Mining and Production

Mining and production are vital for the game as a whole. They fuel the machine. Without ore, there is no war. Alliances must have ships to fly. They can either purchase those ships on the open market or they can produce those ships within the alliance. A good analogy here would be economic relationships between countries. A country can either purchase goods from another country, or produce those goods within their own country. Buying goods from within the country keeps the money within the borders. “Buy American” was a slogan used not too long ago, as Americans wanted to keep the wealth within their own borders. Keeping money within the borders has also been a major factor in recent American economic policy, as some politicians decry sending jobs abroad. An American purchasing a Korean-made car enriches the Korean economy.

Similarly, an alliance that must always purchase ships and components from third-party, non-alliance sellers ultimately sends their wealth outside the alliance, making that other alliance more fiscally healthy while draining their own economic health. Conversely, an alliance that purchases ships, components, and ammo created by a fellow alliance member is keeping the wealth within the alliance. This latter route creates “jobs” and wealth within the alliance.

Planetary Interaction, Exploration, and Salvaging

Planetary Interaction is another activity that creates true wealth, because the end products of PI, as the Uniwiki notes, are “used in blueprints to create POS Structures and Fuel Blocks, Sovereignty structures, Boosters, Nanite Repair Paste, and T2 components.” Again, if an alliance must purchase PI materials from outside the alliance, it experiences an economic sink. Money drains away. An alliance that has players engaged in PI avoids the economic sink and may even create an economic faucet, whereby they can sell surplus goods on the open market.

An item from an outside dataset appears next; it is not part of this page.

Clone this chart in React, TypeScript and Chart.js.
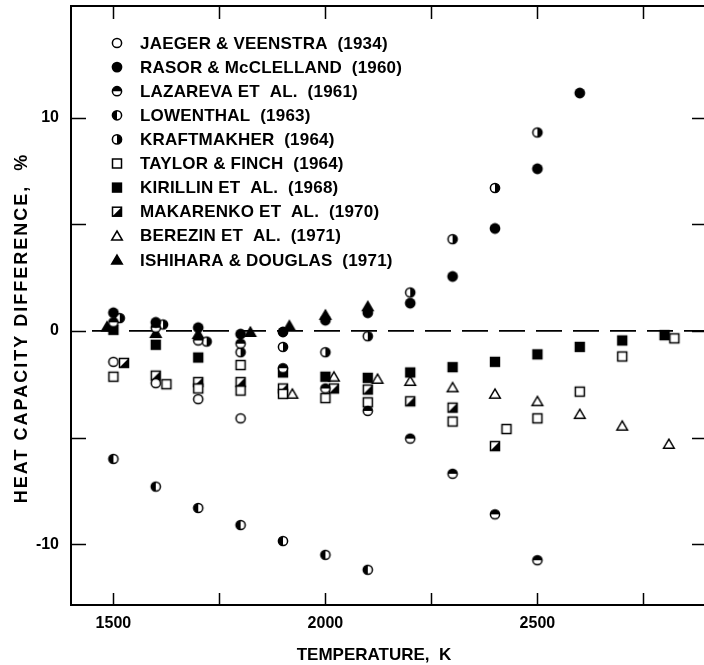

Other wealth-producing activities include salvaging and exploration. Salvagers locate and sell components that, sometimes, have already been produced at some point in the past, recycling them for profit. Salvaging isn’t always recycling, though. When pilots rat CCP-generated npc ships, then the salvage from those destroyed ships is freshly minted into the game, even more valuable than the same components created from ore. But  PvP salvage we should consider recycling. So, salvaging can be profitable work  in EVE, which also contributes to the overall health of an alliance.  Like mining, salvaging drains nothing from the game increases true resource wealth.

Exploration functions similarly to salvaging. It can lead to the discovery of CCP-generated items and therefore is similar to salvaging game-generated rats.  It can bring new resources into the game.

Service Activities: Hauling and Market Trading

Service activities can produce wealth without creating resources. Hauling can be a lucrative business. Having many resources in places far away from the means of production is only slightly better than having no resources at all. So, the transport players provide a service – they move the goods as a convenience at a cost. Note that the cost of this service gets passed on to the end consumer. Moving a car from Detroit to California raises the end cost of the car, without actually adding value. Contracting a hauler to move purchased ships from Jita to Delve adds to the cost, but not the value, of those same ships.

Market traders also make ISK, often in vast amounts. To some degree, they provide a service, in that they make it more convenient for people to buy and sell – pilots don’t have to contract their materials and wait for a buyer who needs that exact resource. It’s a bit like purchasing food from a grocery story. Yes, you could go to a farmer’s market and get that corn straight from the grower, but you want a bunch of other stuff, too, and the grocery store has everything you need. But as market traders make money for adding convenience, they also make goods more expensive. They do not create any true wealth. They do not produce resources. The ISK they make comes from others who have, in turn, produced the resources so vitally needed to run EVE.

Parasitic Activities

Some ISK-creating activities do not add resources to the game. Rather, they add ISK. Unlimited wealth means nothing if there is nothing to purchase. Ratting, for the most part, produces wealth without adding resources. Therefore, ratting is vampiric – it feeds on destruction and weakens the game as a whole. If every player in the game were to rat constantly, in short order the game would collapse. True, destroyed rats drop loot which can be salvaged, but those are two different activities. Many ratters never salvage and they just leave the loot behind, finding it more profitable to quickly move on and kill other rats. Ratting ultimately, by generating more money but no new products, will actually inflate the economy: ratters who don’t salvage inflate the prices of goods for others who contribute to the real economy while they themselves are parasites on that economy.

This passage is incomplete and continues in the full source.